Poi Bernardo passò all’internazionalità, divenendo veramente uno dei più grandi con le sue grandi pellicole: il colossal Novecento, Ultimo tango a Parigi – il suo film-scandalo, manifesto dell’incomunicabilità in amore, riscattato non ‘troppo’ tempo fa, con tematica-madre anche de Il tè nel deserto dove turista e viaggiatore divengono due tipi di esistenza tutte da imparare e da vivere e per cui, enfin, morire, glossato musicalmente da Riuychi Sakamoto e poi Piccolo Buddha e L’ultimo imperatore, il film da nove Oscar, tra cui miglior regia e sceneggiatura.
Nel 2007 gli viene conferito il Leone d’oro alla carriera alla 64esima Mostra internazionale d’Arte Cinematografica di Venezia. Nel 2011 riceve la Palma d’oro onoraria al 64° festival di Cannes. Dirige l’ultimo film nel 2012, Io e te, tratto dall’omonimo romanzo di Nicolò Ammaniti che ha meritato il Nastro d’argento dell’anno 2013 del S.N.G.C.I., il Sindacato Giornalisti Cinematografici Italiani di cui fa parte anche chi scrive.
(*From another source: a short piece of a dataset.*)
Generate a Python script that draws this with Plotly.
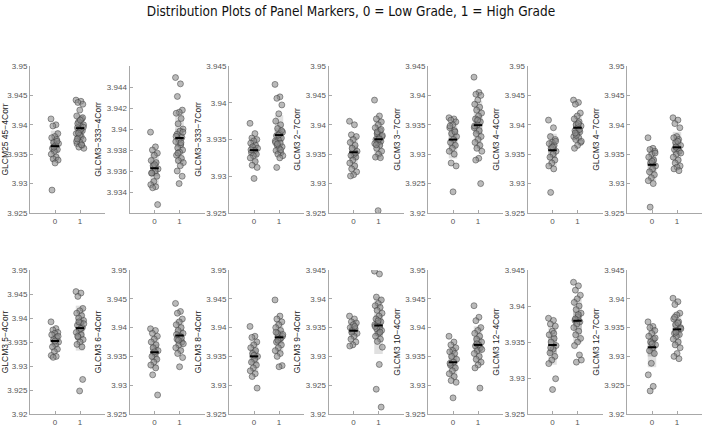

Nel 2011, ancora alla Mostra del Cinema di Venezia, la 68a, era stato chiamato a consegnare a Marco Bellocchio il Leone d’oro alla carriera – un ideale ricongiungimento con l’antico sodale.
»Mi onora e mi commuove che sia Bernardo Bertolucci a consegnarmi il Leone – aveva dichiarato Bellocchio – Pur percorrendo strade diverse, c’è sempre stata tra noi due reciproca attenzione, stima ed affetto. Due prestigiosi premi alla carriera (la Palma alla carriera a Bernardo e il Leone a me) nello stesso anno sono, oltre che un riconoscimento artistico importante, l’immagine di una ripartenza per altre avventure umane e artistiche che spero possano durare ancora a lungo ».
Nel 2013 era stato chiamato a presiedere la 70a Mostra del Cinema di Venezia.
Con molta ironia disse:
« Ho accettato con allegria di presiedere la giuria della Settantesima Mostra Internazionale Cinematografica di Venezia. In una manciata di giorni mi si regala la possibilità di vedere quanto di più interessante sta accadendo nelle cinematografie di tutto il mondo. (…). Ed è la mia seconda volta! Nel 1983 la Mostra celebrava la sua 40a edizione. La mia giuria, composta quasi tutta di registi non poteva che premiare Jean-Luc Godard, per il suo splendido « Prénom Carmen », lui il principe della Nouvelle Vague a cui tutti noi dovevamo tanto e che non aveva mai avuto un premio importante nella sua vita. Allora ai film chiedevo sorpresa e piacere. Non sono molto cambiato ».
Tre le donne (e mogli) della sua vita: l’attrice e sua musa Adriana Asti, poi Maria Paola Maino che sposò nel 1967, scenografa e costumista e pure sua collaboratrice, e dal 1978 fino alla morte, la più importante, Claire Peploe, sceneggiatrice e regista, naturalmente sua collaboratrice e, prima, autrice insieme con il fratello Mark di Professione: reporter di Michelangelo Antonioni, con cui aveva avuto una relazione ai tempi di Blow up e che era stata pure sua, collaboratrice, per il soggetto e la sceneggiatura di Zabriskie Point.
L’ultima intervista, Bernardo l’aveva rilasciata nella primavera del 2018, all’indomani dell’uscita di una versione restaurata di Ultimo tango a Parigi.
“Rivedere Ultimo tango a Parigi mi ha fatto venire voglia di lavorare ancora – aveva ammesso – Il tema dell’amore, della comunicazione e, forse, dell’incomunicabilità – un ‘male’ sempre attuale – saranno la mia ispirazione… ».